* Problem statement
Transcribe the material verbatim in full; the pictures do not belong in the copy.

■ ■ ■

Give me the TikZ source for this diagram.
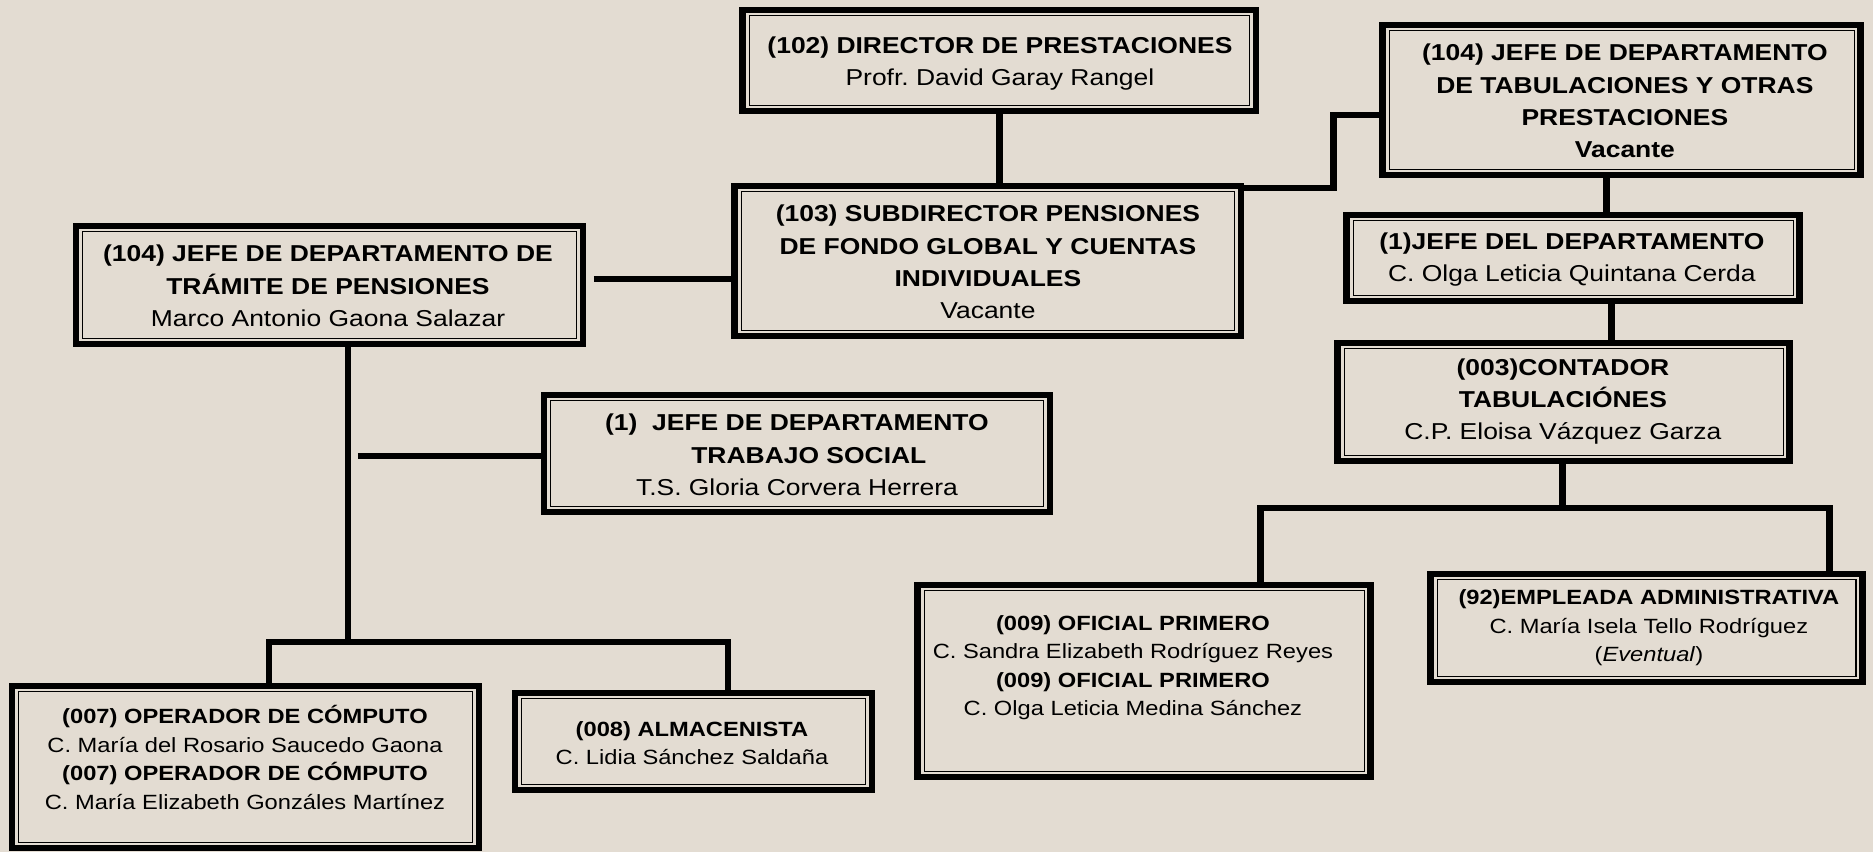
\documentclass[tikz,border=0pt]{standalone}
\usepackage{fontspec}
\setmainfont{Liberation Sans}
\definecolor{parch}{RGB}{227,220,210}
\def\sx{1.15}
\newcommand\innerframe[1]{\draw[innerln] ([shift={(5.7pt,-5.5pt)}]#1.north west) rectangle ([shift={(-5.7pt,5.5pt)}]#1.south east);}
\begin{document}
\frenchspacing
\begin{tikzpicture}[x=1pt,y=-1pt]
\fill[parch] (0,0) rectangle (1873,852);
\useasboundingbox (0,0) rectangle (1873,852);
\begin{scope}[transform canvas={xscale=\sx}, x=1pt/\sx, y=-1pt,
  obox/.style={draw=black, line width=6pt, outer sep=0pt, inner sep=0pt, rectangle},
  innerln/.style={draw=black, line width=1.5pt},
  conn/.style={draw=black, line width=6pt},
  txtL/.style={align=center, inner sep=0pt, font=\fontsize{23pt}{32.3pt}\selectfont},
  txtS/.style={align=center, inner sep=0pt, font=\fontsize{20.6pt}{28.5pt}\selectfont}]

% boxes
\node[obox, minimum width={513pt/\sx}, minimum height=101pt] (b102) at (999.5,60.5) {};
\node[obox, minimum width={506pt/\sx}, minimum height=150pt] (b103) at (988,261) {};
\node[obox, minimum width={507pt/\sx}, minimum height=118pt] (b104L) at (329.5,285) {};
\node[obox, minimum width={478pt/\sx}, minimum height=150pt] (b104R) at (1622,100) {};
\node[obox, minimum width={453pt/\sx}, minimum height=86pt] (b1J) at (1573.5,258) {};
\node[obox, minimum width={452pt/\sx}, minimum height=118pt] (b003) at (1564,402) {};
\node[obox, minimum width={506pt/\sx}, minimum height=117pt] (bTS) at (797,453.5) {};
\node[obox, minimum width={467pt/\sx}, minimum height=162pt] (b007) at (245.5,767) {};
\node[obox, minimum width={357pt/\sx}, minimum height=97pt] (b008) at (693.5,741.5) {};
\node[obox, minimum width={453pt/\sx}, minimum height=192pt] (b009) at (1144.5,681) {};
\node[obox, minimum width={432pt/\sx}, minimum height=108pt] (b92) at (1647,628) {};
\innerframe{b102}\innerframe{b103}\innerframe{b104L}\innerframe{b104R}
\innerframe{b1J}\innerframe{b003}\innerframe{bTS}\innerframe{b007}
\innerframe{b008}\innerframe{b009}\innerframe{b92}

% texts
\node[txtL] (t102) at (1000,63.5) {\textbf{(102) DIRECTOR DE PRESTACIONES}\\Profr. David Garay Rangel};
\node[txtL] (t103) at (988,262) {\textbf{(103) SUBDIRECTOR PENSIONES}\\\textbf{DE FONDO GLOBAL Y CUENTAS}\\\textbf{INDIVIDUALES}\\Vacante};
\node[txtL] (t104L) at (328,286) {\textbf{(104) JEFE DE DEPARTAMENTO DE}\\\textbf{TRÁMITE DE PENSIONES}\\Marco Antonio Gaona Salazar};
\node[txtL] (t104R) at (1625,101) {\textbf{(104) JEFE DE DEPARTAMENTO}\\\textbf{DE TABULACIONES Y OTRAS}\\\textbf{PRESTACIONES}\\\textbf{Vacante}};
\node[txtL] (t1J) at (1572,259.5) {\textbf{(1)JEFE DEL DEPARTAMENTO}\\C. Olga Leticia Quintana Cerda};
\node[txtL] (t003) at (1563,401.5) {\textbf{(003)CONTADOR}\\\textbf{TABULACIÓNES}\\C.P. Eloisa Vázquez Garza};
\node[txtL] (tTS) at (797,455) {\textbf{(1)\ \ JEFE DE DEPARTAMENTO}\\\hspace*{0.9em}\textbf{TRABAJO SOCIAL}\\T.S. Gloria Corvera Herrera};
\node[txtS] (t007) at (245,757.5) {\textbf{(007) OPERADOR DE CÓMPUTO}\\C. María del Rosario Saucedo Gaona\\\textbf{(007) OPERADOR DE CÓMPUTO}\\C. María Elizabeth Gonzáles Martínez};
\node[txtS] (t008) at (692,743) {\textbf{(008) ALMACENISTA}\\C. Lidia Sánchez Saldaña};
\node[txtS] (t009) at (1133,667.5) {\textbf{(009) OFICIAL PRIMERO}\\C. Sandra Elizabeth Rodríguez Reyes\\\textbf{(009) OFICIAL PRIMERO}\\C. Olga Leticia Medina Sánchez};
\node[txtS] (t92) at (1649,628) {\textbf{(92)EMPLEADA ADMINISTRATIVA}\\C. María Isela Tello Rodríguez\\(\textit{Eventual})};

% helper coordinates
\coordinate (x1000) at (1000,0);
\coordinate (x1334) at (1334,0);
\coordinate (x1607) at (1607,0);
\coordinate (x1612) at (1612,0);
\coordinate (x1563) at (1563,0);
\coordinate (x1261) at (1261,0);
\coordinate (x1830) at (1830,0);
\coordinate (x348) at (348,0);
\coordinate (x269) at (269,0);
\coordinate (x728) at (728,0);
\coordinate (l104) at (594,279);
\coordinate (lTS) at (358,456);
\coordinate (y188) at (0,188);
\coordinate (y115) at (0,115);
\coordinate (y508) at (0,508);
\coordinate (y642) at (0,642);

% connectors
\draw[conn] (b102.south -| x1000) -- (b103.north -| x1000);
\draw[conn] (l104) -- (b103.west |- l104);
\draw[conn] (b103.east |- y188) -- (x1334 |- y188) -- (x1334 |- y115) -- (b104R.west |- y115);
\draw[conn] (b104R.south -| x1607) -- (b1J.north -| x1607);
\draw[conn] (b1J.south -| x1612) -- (b003.north -| x1612);
\draw[conn] (b003.south -| x1563) -- (x1563 |- y508);
\draw[conn] (b009.north -| x1261) -- (x1261 |- y508) -- (x1830 |- y508) -- (b92.north -| x1830);
\draw[conn] (b104L.south -| x348) -- (x348 |- y642);
\draw[conn] (lTS) -- (bTS.west |- lTS);
\draw[conn] (b007.north -| x269) -- (x269 |- y642) -- (x728 |- y642) -- (b008.north -| x728);
\end{scope}
\end{tikzpicture}
\end{document}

■ ■ ■

* Problem solution
Give me the TikZ source for this diagram.
\documentclass[tikz,border=0pt]{standalone}
\usepackage{fontspec}
\setmainfont{Liberation Sans}
\definecolor{parch}{RGB}{227,220,210}
\def\sx{1.15}
\newcommand\innerframe[1]{\draw[innerln] ([shift={(5.7pt,-5.5pt)}]#1.north west) rectangle ([shift={(-5.7pt,5.5pt)}]#1.south east);}
\begin{document}
\frenchspacing
\begin{tikzpicture}[x=1pt,y=-1pt]
\fill[parch] (0,0) rectangle (1873,852);
\useasboundingbox (0,0) rectangle (1873,852);
\begin{scope}[transform canvas={xscale=\sx}, x=1pt/\sx, y=-1pt,
  obox/.style={draw=black, line width=6pt, outer sep=0pt, inner sep=0pt, rectangle},
  innerln/.style={draw=black, line width=1.5pt},
  conn/.style={draw=black, line width=6pt},
  txtL/.style={align=center, inner sep=0pt, font=\fontsize{23pt}{32.3pt}\selectfont},
  txtS/.style={align=center, inner sep=0pt, font=\fontsize{20.6pt}{28.5pt}\selectfont}]

% boxes
\node[obox, minimum width={513pt/\sx}, minimum height=101pt] (b102) at (999.5,60.5) {};
\node[obox, minimum width={506pt/\sx}, minimum height=150pt] (b103) at (988,261) {};
\node[obox, minimum width={507pt/\sx}, minimum height=118pt] (b104L) at (329.5,285) {};
\node[obox, minimum width={478pt/\sx}, minimum height=150pt] (b104R) at (1622,100) {};
\node[obox, minimum width={453pt/\sx}, minimum height=86pt] (b1J) at (1573.5,258) {};
\node[obox, minimum width={452pt/\sx}, minimum height=118pt] (b003) at (1564,402) {};
\node[obox, minimum width={506pt/\sx}, minimum height=117pt] (bTS) at (797,453.5) {};
\node[obox, minimum width={467pt/\sx}, minimum height=162pt] (b007) at (245.5,767) {};
\node[obox, minimum width={357pt/\sx}, minimum height=97pt] (b008) at (693.5,741.5) {};
\node[obox, minimum width={453pt/\sx}, minimum height=192pt] (b009) at (1144.5,681) {};
\node[obox, minimum width={432pt/\sx}, minimum height=108pt] (b92) at (1647,628) {};
\innerframe{b102}\innerframe{b103}\innerframe{b104L}\innerframe{b104R}
\innerframe{b1J}\innerframe{b003}\innerframe{bTS}\innerframe{b007}
\innerframe{b008}\innerframe{b009}\innerframe{b92}

% texts
\node[txtL] (t102) at (1000,63.5) {\textbf{(102) DIRECTOR DE PRESTACIONES}\\Profr. David Garay Rangel};
\node[txtL] (t103) at (988,262) {\textbf{(103) SUBDIRECTOR PENSIONES}\\\textbf{DE FONDO GLOBAL Y CUENTAS}\\\textbf{INDIVIDUALES}\\Vacante};
\node[txtL] (t104L) at (328,286) {\textbf{(104) JEFE DE DEPARTAMENTO DE}\\\textbf{TRÁMITE DE PENSIONES}\\Marco Antonio Gaona Salazar};
\node[txtL] (t104R) at (1625,101) {\textbf{(104) JEFE DE DEPARTAMENTO}\\\textbf{DE TABULACIONES Y OTRAS}\\\textbf{PRESTACIONES}\\\textbf{Vacante}};
\node[txtL] (t1J) at (1572,259.5) {\textbf{(1)JEFE DEL DEPARTAMENTO}\\C. Olga Leticia Quintana Cerda};
\node[txtL] (t003) at (1563,401.5) {\textbf{(003)CONTADOR}\\\textbf{TABULACIÓNES}\\C.P. Eloisa Vázquez Garza};
\node[txtL] (tTS) at (797,455) {\textbf{(1)\ \ JEFE DE DEPARTAMENTO}\\\hspace*{0.9em}\textbf{TRABAJO SOCIAL}\\T.S. Gloria Corvera Herrera};
\node[txtS] (t007) at (245,757.5) {\textbf{(007) OPERADOR DE CÓMPUTO}\\C. María del Rosario Saucedo Gaona\\\textbf{(007) OPERADOR DE CÓMPUTO}\\C. María Elizabeth Gonzáles Martínez};
\node[txtS] (t008) at (692,743) {\textbf{(008) ALMACENISTA}\\C. Lidia Sánchez Saldaña};
\node[txtS] (t009) at (1133,667.5) {\textbf{(009) OFICIAL PRIMERO}\\C. Sandra Elizabeth Rodríguez Reyes\\\textbf{(009) OFICIAL PRIMERO}\\C. Olga Leticia Medina Sánchez};
\node[txtS] (t92) at (1649,628) {\textbf{(92)EMPLEADA ADMINISTRATIVA}\\C. María Isela Tello Rodríguez\\(\textit{Eventual})};

% helper coordinates
\coordinate (x1000) at (1000,0);
\coordinate (x1334) at (1334,0);
\coordinate (x1607) at (1607,0);
\coordinate (x1612) at (1612,0);
\coordinate (x1563) at (1563,0);
\coordinate (x1261) at (1261,0);
\coordinate (x1830) at (1830,0);
\coordinate (x348) at (348,0);
\coordinate (x269) at (269,0);
\coordinate (x728) at (728,0);
\coordinate (l104) at (594,279);
\coordinate (lTS) at (358,456);
\coordinate (y188) at (0,188);
\coordinate (y115) at (0,115);
\coordinate (y508) at (0,508);
\coordinate (y642) at (0,642);

% connectors
\draw[conn] (b102.south -| x1000) -- (b103.north -| x1000);
\draw[conn] (l104) -- (b103.west |- l104);
\draw[conn] (b103.east |- y188) -- (x1334 |- y188) -- (x1334 |- y115) -- (b104R.west |- y115);
\draw[conn] (b104R.south -| x1607) -- (b1J.north -| x1607);
\draw[conn] (b1J.south -| x1612) -- (b003.north -| x1612);
\draw[conn] (b003.south -| x1563) -- (x1563 |- y508);
\draw[conn] (b009.north -| x1261) -- (x1261 |- y508) -- (x1830 |- y508) -- (b92.north -| x1830);
\draw[conn] (b104L.south -| x348) -- (x348 |- y642);
\draw[conn] (lTS) -- (bTS.west |- lTS);
\draw[conn] (b007.north -| x269) -- (x269 |- y642) -- (x728 |- y642) -- (b008.north -| x728);
\end{scope}
\end{tikzpicture}
\end{document}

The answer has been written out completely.